BY DAN WALTERS
Cover photo: Gov. Gavin Newsom discusses his initial 2024-25 budget proposal at the Secretary of State Auditorium in Sacramento on Jan. 10, 2025. Photo by Miguel Gutierrez Jr., CalMatters
California faces the prospect of ongoing, multibillion-dollar gaps for the remainder of Gavin Newsom’s term as governor. Will he solve the underlying problems or leave them for his successor?
California governors tend to leave hefty budget deficits behind when they depart, forcing their successors to raise taxes, borrow money or make big spending cuts to maintain solvency.
It happened in 2003 when Democrat Gray Davis was recalled and Republican Arnold Schwarzenegger succeeded him, and again in 2011 when Schwarzenegger handed over the governorship to Democrat Jerry Brown, to cite two recent examples.

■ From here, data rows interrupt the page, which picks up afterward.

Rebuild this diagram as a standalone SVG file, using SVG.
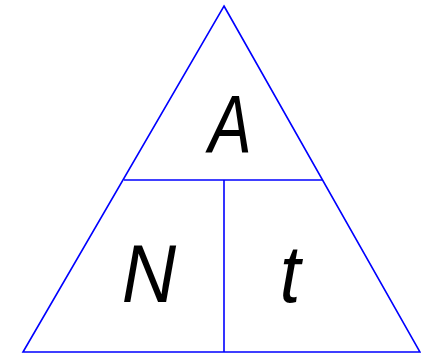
<svg xmlns="http://www.w3.org/2000/svg" width="421" height="355" viewBox="0 0 421 355">
<style>
.ln{stroke:#0000ff;stroke-width:1.6;fill:none;}
.lb{font-family:"Liberation Sans",Arial,sans-serif;font-style:italic;font-size:81px;fill:#000;text-anchor:middle;}
</style>
<rect width="421" height="355" fill="#fff"/>
<g id="connectors">
<polygon class="ln" points="224,6 420,352 23,352"/>
<line class="ln" x1="124" y1="180" x2="322" y2="180"/>
<line class="ln" x1="224" y1="180" x2="224" y2="352"/>
</g>
<g id="node-A"><text class="lb" transform="translate(230,152) scale(0.8,1)">A</text></g>
<g id="node-N"><text class="lb" transform="translate(149,302) scale(0.93,1)">N</text></g>
<g id="node-t"><text class="lb" transform="translate(290,302) scale(0.92,1)">t</text></g>
</svg>
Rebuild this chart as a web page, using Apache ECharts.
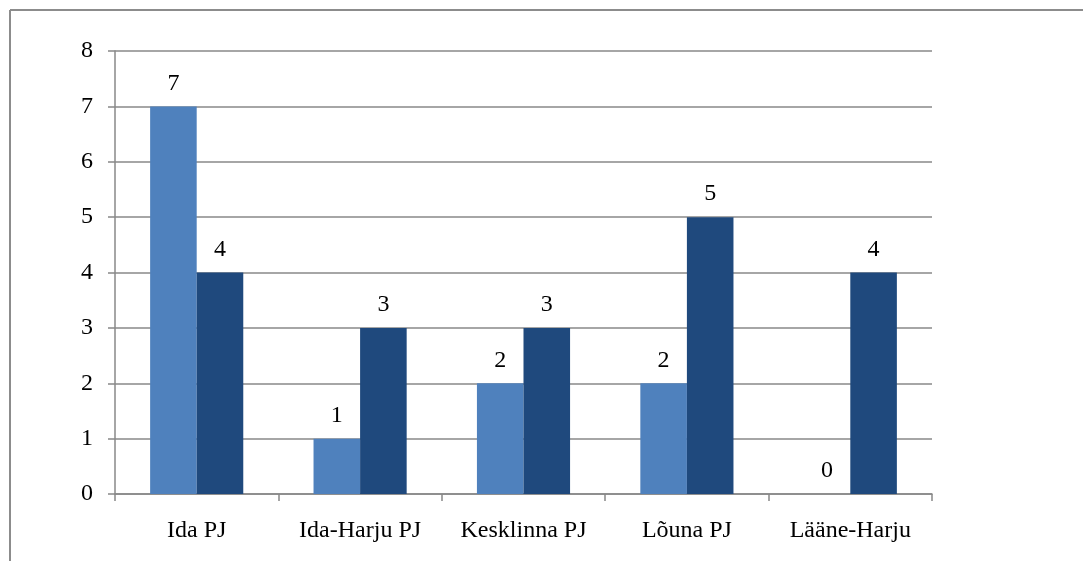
<!DOCTYPE html>
<html>
<head>
<meta charset="utf-8">
<script src="https://cdn.jsdelivr.net/npm/echarts@6/dist/echarts.min.js"></script>
<style>
html,body{margin:0;padding:0;background:#fff;}
#chart{width:1083px;height:561px;}
</style>
</head>
<body>
<div id="chart"></div>
<script>
const categories = ['Ida PJ', 'Ida-Harju PJ', 'Kesklinna PJ', 'Lõuna PJ', 'Lääne-Harju'];
const seriesA = [7, 1, 2, 2, 0];
const seriesB = [4, 3, 3, 5, 4];
const yTicks = [0, 1, 2, 3, 4, 5, 6, 7, 8];

const font = 'Liberation Serif, Times New Roman, serif';
const fs = 24;
const chart = echarts.init(document.getElementById('chart'));
const labelCfg = {show: true, position: 'top', distance: 11, color: '#000', fontFamily: font, fontSize: fs};
chart.setOption({
  animation: false,
  backgroundColor: '#fff',
  graphic: [
    {type: 'line', shape: {x1: 10, y1: 10, x2: 1083, y2: 10}, style: {stroke: '#8c8c8c', lineWidth: 2}},
    {type: 'line', shape: {x1: 10, y1: 10, x2: 10, y2: 561}, style: {stroke: '#8c8c8c', lineWidth: 2}}
  ],
  grid: {left: 115, right: 151, top: 51, bottom: 67},
  xAxis: {
    type: 'category',
    data: categories,
    axisLine: {lineStyle: {color: '#888', width: 1.5}},
    axisTick: {show: true, length: 7, inside: false, lineStyle: {color: '#888', width: 1.5}},
    axisLabel: {color: '#000', fontFamily: font, fontSize: fs, margin: 25, interval: 0, hideOverlap: false}
  },
  yAxis: {
    type: 'value',
    min: yTicks[0], max: yTicks[yTicks.length - 1], interval: 1,
    axisLine: {show: true, lineStyle: {color: '#888', width: 1.5}},
    axisTick: {show: true, length: 7, lineStyle: {color: '#888', width: 1.5}},
    splitLine: {lineStyle: {color: '#888', width: 1.5}},
    axisLabel: {color: '#000', fontFamily: font, fontSize: fs, margin: 22}
  },
  series: [
    {type: 'bar', data: seriesA, barGap: '0%', barCategoryGap: '43%', itemStyle: {color: '#4F81BD'}, label: labelCfg},
    {type: 'bar', data: seriesB, barGap: '0%', barCategoryGap: '43%', itemStyle: {color: '#1F497D'}, label: labelCfg}
  ]
});
</script>
</body>
</html>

The current governor, Democrat Gavin Newsom, was spared when he assumed office in 2019. However, having increased spending by nearly 50% over the last five years, Newsom now faces not only a huge deficit – the exact size is subject to debate – but the prospect of multibillion-dollar shortfalls for the remainder of his governorship.
Late last year, the Legislature’s budget analyst, Gabe Petek, issued his annual report on the state’s fiscal situation, saying not only that state had a $68 billion current deficit due to revenues falling short of projections, but annual deficits in the $30 billion range for the next several years.
Last week, when Newsom proposed a 2024-25 budget, he pegged the deficit at $38 billion and proposed to cover it with a mixture of spending cuts and deferrals, loans from special funds, reserves and some accounting gimmicks.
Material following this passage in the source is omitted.